> **What to do**: In the lines below, output everything from the first line through the line containing "import * as" exactly as it is. Pictures are not part of the output.

> **Provided records**:
◇ ◇ ◇ ◇

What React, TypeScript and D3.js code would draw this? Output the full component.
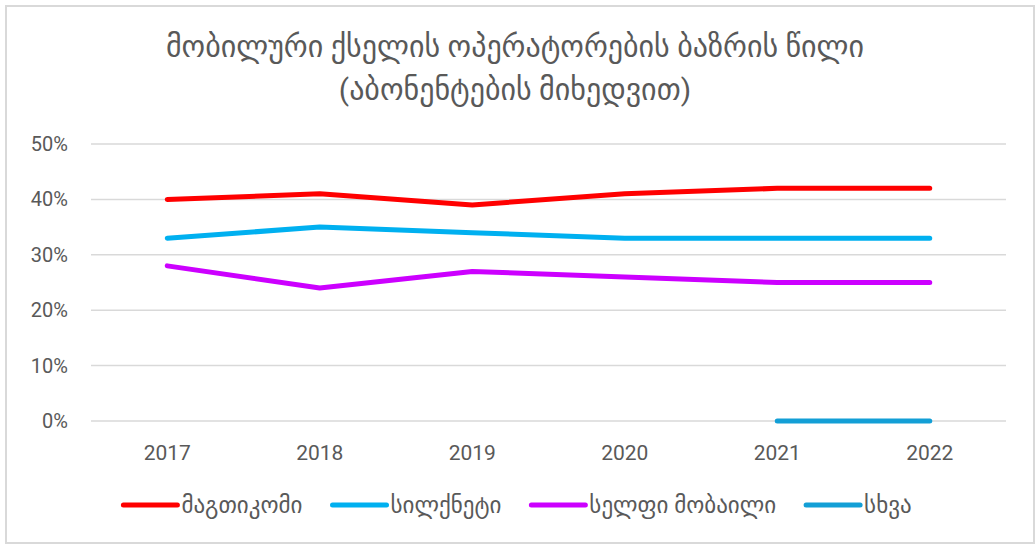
import React, { useEffect, useRef } from "react";
import * as d3 from "d3";

const years = ["2017", "2018", "2019", "2020", "2021", "2022"];
const magticom = [0.40, 0.41, 0.39, 0.41, 0.42, 0.42];
const silknet = [0.33, 0.35, 0.34, 0.33, 0.33, 0.33];
const cellfie = [0.28, 0.24, 0.27, 0.26, 0.25, 0.25];
const other: (number | null)[] = [null, null, null, null, 0.0, 0.0];
const yTicks = [0, 0.1, 0.2, 0.3, 0.4, 0.5];
const titleLines = ["მობილური ქსელის ოპერატორების ბაზრის წილი", "(აბონენტების მიხედვით)"];

const seriesList = [
  { name: "მაგთიკომი", values: magticom as (number | null)[], color: "#ff0000" },
  { name: "სილქნეტი", values: silknet as (number | null)[], color: "#00b0f0" },
  { name: "სელფი მობაილი", values: cellfie as (number | null)[], color: "#cc00ff" },
  { name: "სხვა", values: other, color: "#139fd6" },
];

const W = 1035, H = 544;
const FONT = "Roboto, 'DejaVu Sans', sans-serif";

export default function App() {
  const ref = useRef<SVGSVGElement>(null);
  useEffect(() => {
    const svg = d3.select(ref.current);
    svg.selectAll("*").remove();

    svg.append("rect").attr("x", 6).attr("y", 6).attr("width", W - 7).attr("height", H - 7)
      .attr("fill", "#fff").attr("stroke", "#d9d9d9").attr("stroke-width", 2);

    const x = d3.scaleBand().domain(years).range([91, 1006]);
    const y = d3.scaleLinear().domain([0, 0.5]).range([421, 144]);

    // title
    titleLines.forEach((t, i) => {
      svg.append("text").attr("x", 515).attr("y", 57 + i * 43).attr("text-anchor", "middle")
        .attr("font-family", FONT).attr("font-size", 30).attr("fill", "#595959").text(t);
    });

    // gridlines
    const g = svg.append("g");
    g.selectAll("line.grid").data(yTicks).join("line")
      .attr("x1", 91).attr("x2", 1006)
      .attr("y1", d => y(d)).attr("y2", d => y(d))
      .attr("stroke", "#d9d9d9").attr("stroke-width", 1.5);

    g.selectAll("text.ylab").data(yTicks).join("text")
      .attr("x", 68).attr("y", d => y(d) + 7).attr("text-anchor", "end")
      .attr("font-family", FONT).attr("font-size", 20).attr("fill", "#595959")
      .text(d => d3.format(".0%")(d));

    g.selectAll("text.xlab").data(years).join("text")
      .attr("x", d => (x(d) as number) + x.bandwidth() / 2).attr("y", 460).attr("text-anchor", "middle")
      .attr("font-family", FONT).attr("font-size", 21).attr("fill", "#595959")
      .text(d => d);

    const line = d3.line<number | null>()
      .defined(d => d !== null)
      .x((_, i) => (x(years[i]) as number) + x.bandwidth() / 2)
      .y(d => y(d as number));

    seriesList.forEach(s => {
      svg.append("path").datum(s.values).attr("d", line)
        .attr("fill", "none").attr("stroke", s.color).attr("stroke-width", 5)
        .attr("stroke-linecap", "round").attr("stroke-linejoin", "round");
    });

    // legend
    const lg = svg.append("g");
    const items: { g: any; w: number }[] = [];
    seriesList.forEach(s => {
      const ig = lg.append("g");
      ig.append("line").attr("x1", 0).attr("x2", 54).attr("y1", 0).attr("y2", 0)
        .attr("stroke", s.color).attr("stroke-width", 5).attr("stroke-linecap", "round");
      const t = ig.append("text").attr("x", 58).attr("y", 0).attr("dy", "0.35em")
        .attr("font-family", FONT).attr("font-size", 23).attr("fill", "#595959").text(s.name);
      const tw = (t.node() as SVGTextElement).getComputedTextLength();
      items.push({ g: ig, w: 58 + tw });
    });
    const gap = 30;
    const total = items.reduce((a, b) => a + b.w, 0) + gap * (items.length - 1);
    let cx = (W - total) / 2;
    items.forEach(it => {
      it.g.attr("transform", `translate(${cx},505)`);
      cx += it.w + gap;
    });
  }, []);
  return <svg ref={ref} width={W} height={H} style={{ position: "absolute", left: 0, top: 0 }} />;
}
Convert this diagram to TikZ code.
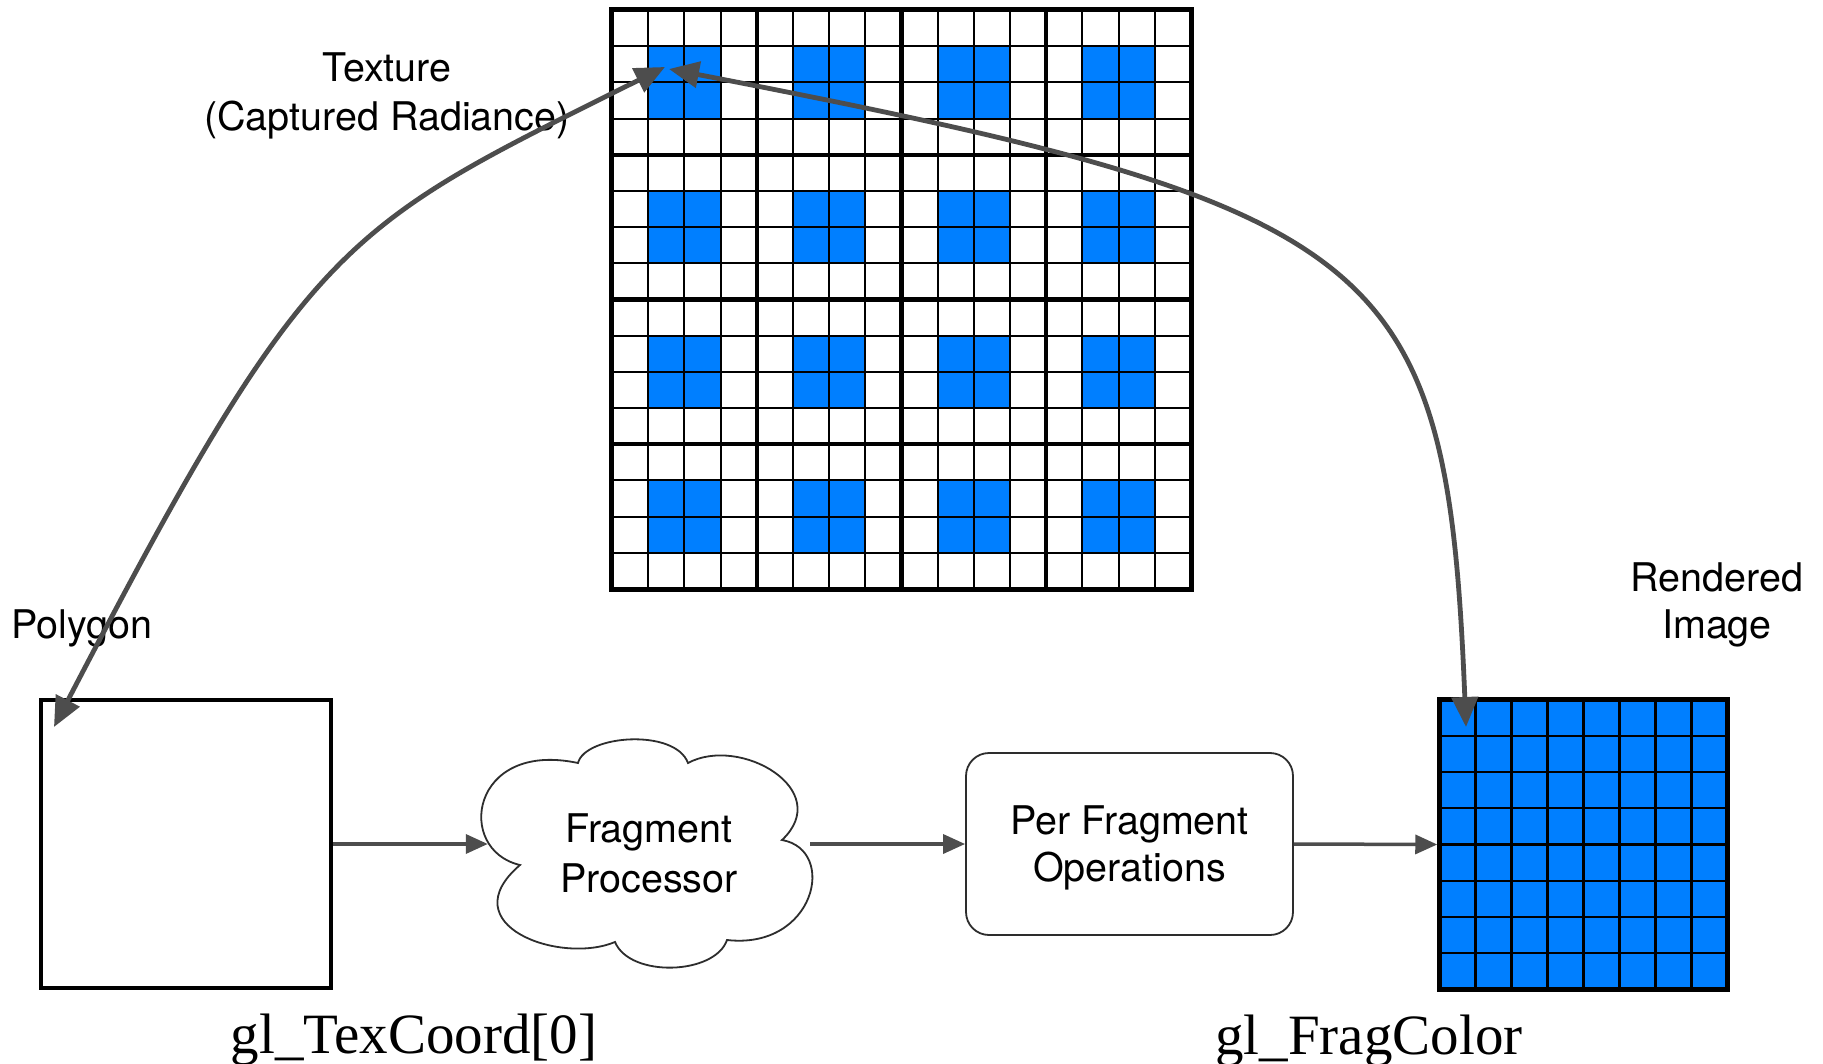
\documentclass[tikz,border=0pt]{standalone}
\usepackage{fontspec}
\setmainfont{TeX Gyre Heros}
\newfontfamily\glfont{Liberation Serif}
\usetikzlibrary{arrows.meta}
\definecolor{pixblue}{RGB}{0,127,255}
\definecolor{arrowgray}{RGB}{77,77,77}
\definecolor{edgegray}{RGB}{45,45,45}

\begin{document}
\begin{tikzpicture}[x=1pt,y=-1pt,
  lbl/.style={anchor=base,inner sep=0pt,font=\fontsize{39.5}{48}\selectfont},
  gllbl/.style={anchor=base,inner sep=0pt,font=\glfont\fontsize{57}{60}\selectfont},
  frame/.style={draw=black,line width=4.5pt,inner sep=0pt},
  linkarrow/.style={draw=arrowgray,line width=3.5pt,-{Triangle[length=22pt,width=19pt]}},
  maparrow/.style={draw=arrowgray,line width=4.8pt,{Triangle[length=30pt,width=26pt]}-{Triangle[length=30pt,width=26pt]}},
  thingrid/.style={draw=black,line width=2pt},
  thickgrid/.style={draw=black,line width=4.2pt},
]
\useasboundingbox (0,0) rectangle (1823,1064);
\fill[white] (0,0) rectangle (1823,1064);

% texture atlas: 4x4 blocks of 4x4 texels, centre 2x2 of each block filled
\def\tx{612}\def\ty{10}\def\tc{36.1875}
\node[inner sep=0pt,minimum size=579] (tex) at (901.5,299.5) {};
\foreach \bi in {0,...,3}
  \foreach \bj in {0,...,3}
    \fill[pixblue] ({\tx+(4*\bi+1)*\tc},{\ty+(4*\bj+1)*\tc}) rectangle ++({2*\tc},{2*\tc});
\foreach \k in {0,...,16} {
  \draw[thingrid] ({\tx+\k*\tc},\ty) -- ({\tx+\k*\tc},{\ty+16*\tc});
  \draw[thingrid] (\tx,{\ty+\k*\tc}) -- ({\tx+16*\tc},{\ty+\k*\tc});
}
\foreach \k in {4,8,12} {
  \draw[thickgrid] ({\tx+\k*\tc},\ty) -- ({\tx+\k*\tc},{\ty+16*\tc});
  \draw[thickgrid] (\tx,{\ty+\k*\tc}) -- ({\tx+16*\tc},{\ty+\k*\tc});
}
\draw[draw=black,line width=4.8pt] (tex.north west) rectangle (tex.south east);

% polygon
\node[frame,minimum width=290,minimum height=288] (poly) at (186,844) {};

% fragment processor cloud
\draw[edgegray,line width=1.8pt,fill=white]
  (520,865) .. controls (455,850) and (470,740) .. (578,763)
  .. controls (585,735) and (675,728) .. (688,763)
  .. controls (740,735) and (835,790) .. (782,840)
  .. controls (838,850) and (815,950) .. (727,940)
  .. controls (715,975) and (630,978) .. (615,942)
  .. controls (560,965) and (450,925) .. cycle;
\node[align=center,inner sep=0pt,minimum width=322,minimum height=230,
      font=\fontsize{39.5}{50}\selectfont] (fp) at (649,853) {Fragment\\Processor};

% per fragment operations
\node[draw=edgegray,line width=1.8pt,rounded corners=23pt,minimum width=327,
      minimum height=182,align=center,inner sep=0pt,
      font=\fontsize{39.5}{47}\selectfont] (pfo) at (1129.5,844)
      {\rule{0pt}{36.5pt}Per Fragment\\Operations};

% rendered image: 8x8 filled pixels
\node[frame,fill=pixblue,minimum width=288,minimum height=290] (rimg) at (1583.5,844.5) {};
\foreach \k in {1,...,7} {
  \draw[line width=2.2pt] ({1439.5+\k*36},699.5) -- ({1439.5+\k*36},989.5);
  \draw[line width=2.2pt] (1439.5,{699.5+\k*36.25}) -- (1727.5,{699.5+\k*36.25});
}
\draw[line width=5pt] (1439.5,699.5) rectangle (1727.5,989.5);

% labels
\node[lbl] (texlblA) at (387,82) {Texture};
\node[lbl] (texlblB) at (387,131) {(Captured Radiance)};
\node[lbl] (polylbl) at (82,638) {Polygon};
\node[lbl] (rendlblA) at (1717,591) {Rendered};
\node[lbl] (rendlblB) at (1717,638) {Image};
\node[gllbl] (gltc) at (414,1053) {gl\_TexCoord[0]};
\node[gllbl] (glfc) at (1369,1054) {gl\_FragColor};

% texture lookups
\coordinate (texA) at (665,67);
\coordinate (texB) at (669,69);
\coordinate (polyC) at (54,727);
\coordinate (rendC) at (1466,727);
\draw[maparrow] (texA) .. controls (342,228) and (311,233) .. (polyC);
\draw[maparrow] (texB) .. controls (1390,208) and (1447,256) .. (rendC);

% pipeline
\draw[linkarrow] (poly.east) -- (fp.west |- poly.east);
\draw[linkarrow] (fp.east |- poly.east) -- (pfo.west);
\draw[linkarrow] (pfo.east) -- (rimg.west);
\end{tikzpicture}
\end{document}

◇ ◇ ◇ ◇

> **The output**:
What React, TypeScript and D3.js code would draw this? Output the full component.
import React, { useEffect, useRef } from "react";
import * as d3 from "d3";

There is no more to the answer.